## Given request:
Find every line of the listing below where "chart" appears, and copy it.

## Supplied records:
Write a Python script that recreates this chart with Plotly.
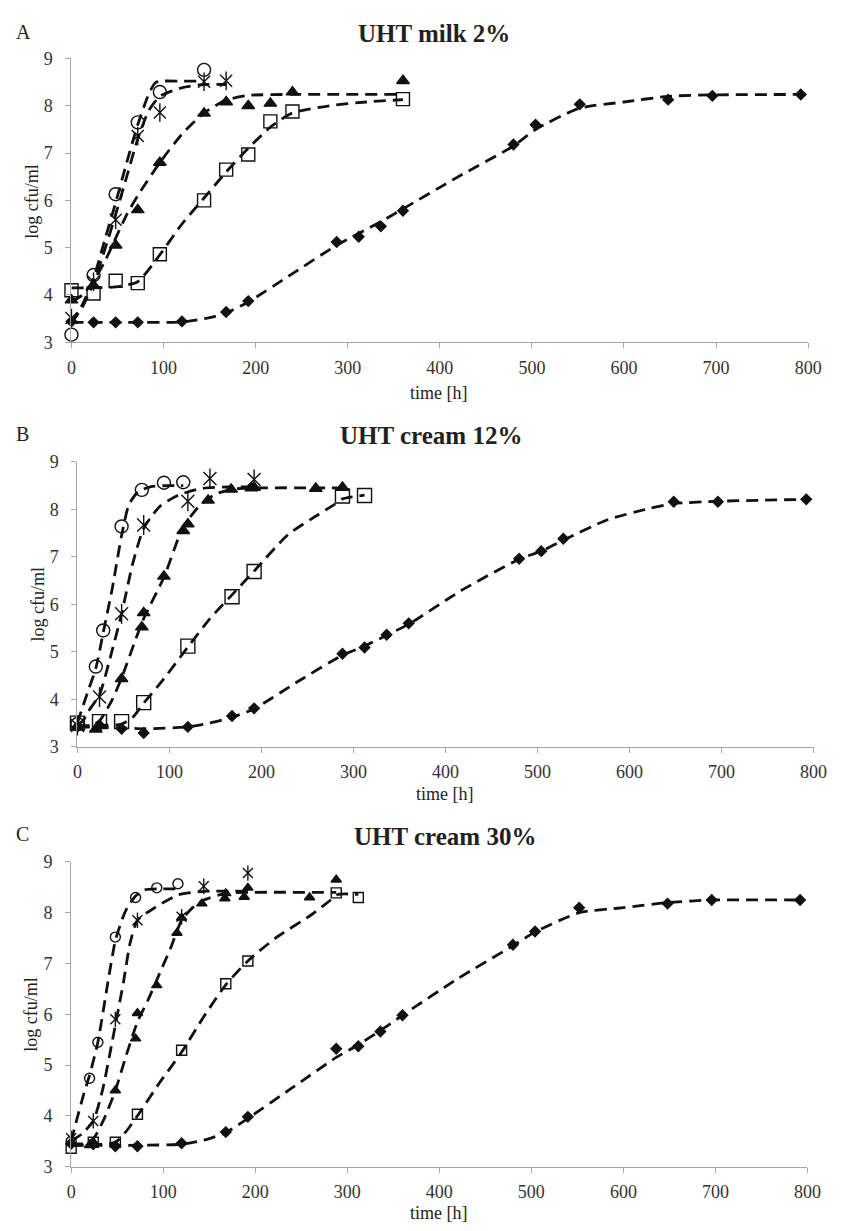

---

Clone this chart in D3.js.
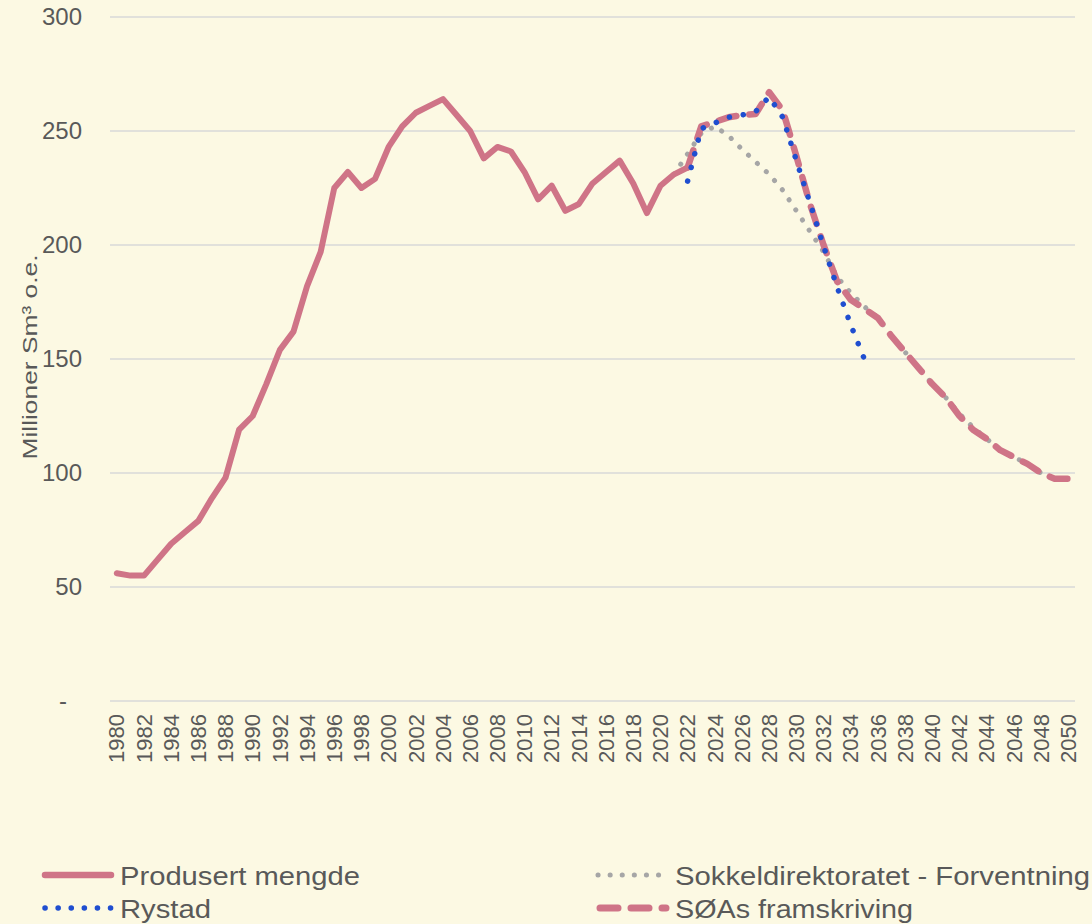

==

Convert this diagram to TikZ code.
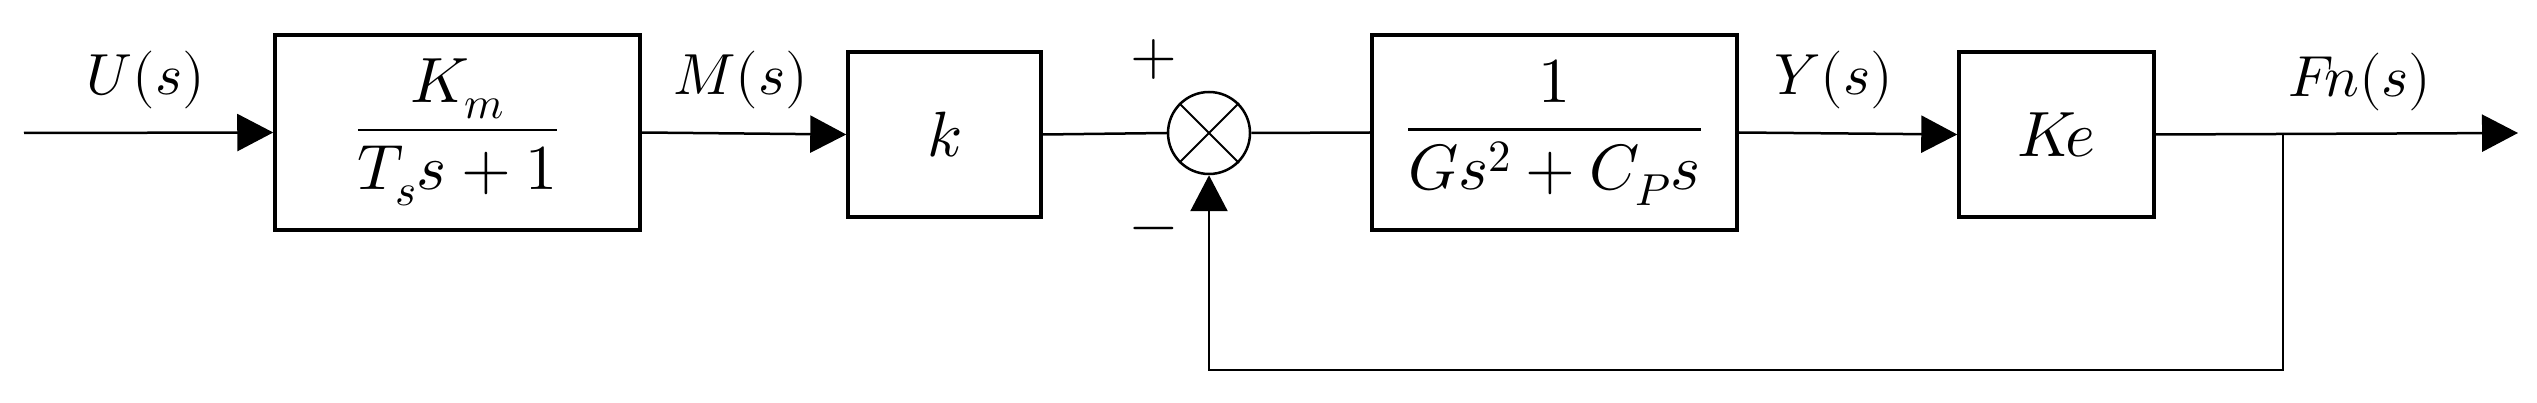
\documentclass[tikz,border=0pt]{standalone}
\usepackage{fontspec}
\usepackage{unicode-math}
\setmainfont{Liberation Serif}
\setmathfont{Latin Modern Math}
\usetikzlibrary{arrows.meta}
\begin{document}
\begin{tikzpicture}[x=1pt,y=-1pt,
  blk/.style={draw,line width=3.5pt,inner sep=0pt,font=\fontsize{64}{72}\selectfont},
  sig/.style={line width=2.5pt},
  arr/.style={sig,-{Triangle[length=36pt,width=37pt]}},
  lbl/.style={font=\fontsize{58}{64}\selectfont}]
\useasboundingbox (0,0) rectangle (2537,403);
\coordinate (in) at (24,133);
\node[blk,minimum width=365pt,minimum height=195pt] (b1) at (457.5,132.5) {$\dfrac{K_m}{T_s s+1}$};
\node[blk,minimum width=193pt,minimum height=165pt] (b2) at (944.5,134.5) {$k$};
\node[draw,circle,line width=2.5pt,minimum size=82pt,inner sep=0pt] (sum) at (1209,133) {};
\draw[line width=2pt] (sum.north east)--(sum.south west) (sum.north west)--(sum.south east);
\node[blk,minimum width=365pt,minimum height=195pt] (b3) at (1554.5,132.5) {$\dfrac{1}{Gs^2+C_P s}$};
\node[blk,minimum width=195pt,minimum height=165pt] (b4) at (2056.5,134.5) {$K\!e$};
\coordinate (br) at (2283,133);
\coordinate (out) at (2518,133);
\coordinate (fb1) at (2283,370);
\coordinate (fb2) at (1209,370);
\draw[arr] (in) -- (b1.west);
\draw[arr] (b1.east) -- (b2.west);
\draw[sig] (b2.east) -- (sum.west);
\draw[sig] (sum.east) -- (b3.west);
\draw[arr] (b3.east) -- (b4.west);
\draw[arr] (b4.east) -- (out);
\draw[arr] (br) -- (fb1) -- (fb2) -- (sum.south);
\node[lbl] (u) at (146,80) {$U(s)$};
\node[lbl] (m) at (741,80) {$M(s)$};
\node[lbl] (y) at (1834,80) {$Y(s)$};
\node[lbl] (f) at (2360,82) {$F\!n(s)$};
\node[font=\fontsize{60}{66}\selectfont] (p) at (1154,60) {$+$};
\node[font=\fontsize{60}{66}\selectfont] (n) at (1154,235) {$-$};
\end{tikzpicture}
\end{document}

## Response below:
Write a Python script that recreates this chart with Plotly.
Clone this chart in D3.js.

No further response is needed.